Only one team in the league can boast that the average winning percentage of the teams they beat was over .500. That team is—any guesses?—Stranglehold. I didn’t expect it either. They had two wins on the season and both were against quality teams. Their opponents, Full Throttle and Orange Crush had an average winning percentage of 55%.
What makes this information about Stranglehold’s wins against Full Throttle and Orange Crush all the more fascinating is that Stranglehold’s five losses came against the weakest collection of opponents in the league. This is what will happen when you lose to both Bad Company and Damage, Inc in one season.
On the other side of things was Seek-N-Destroy.
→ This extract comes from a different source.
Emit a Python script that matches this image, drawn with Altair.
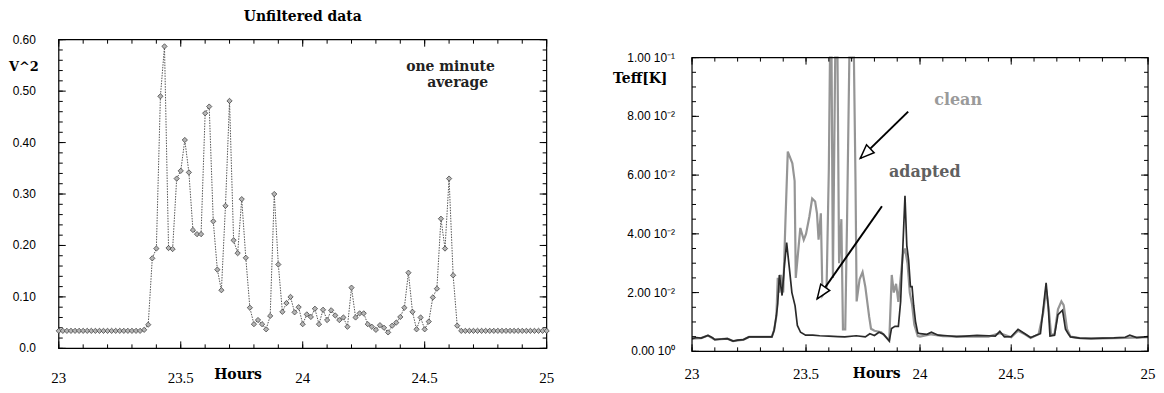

Seek-N-Destroy was a far more typical team in that the only team they beat—Damage, Inc—was dreadful and the teams they lost to had the second highest winning percentage in the league.
QUALITY OF WINS
(.55 means that the teams Stranglehold beat won 55% of their races; the higher the number, the tougher the wins)
1) Stranglehold .55
2) Orange Crush .49
3) Full Throttle .45
4) Reckoning .35
4) Mean Green Machines .35
6) Damage, Inc .29
7) Bad Company .23
8) Seek-N-Destroy .16
QUALITY OF LOSSES
(.69 means that the teams Full Throttle lost to won 69% of their races; the higher the number, the tougher the losses)
1) Full Throttle .69
2) Seek-N-Destroy .64
3) Bad Company .63
4) Mean Green Machines .61
5) Reckoning .60
5) Damage, Inc. .60
7) Orange Crush .56
8) Stranglehold .55
None of these numbers or statistics changes anything, but it was fascinating for me to learn how much of an uphill battle Full Throttle had this year, how Mean Green Machines’ victories tended to come against bad teams and their losses to good teams and how Stranglehold had the exact opposite problem: they couldn’t beat the bad teams, but could the good.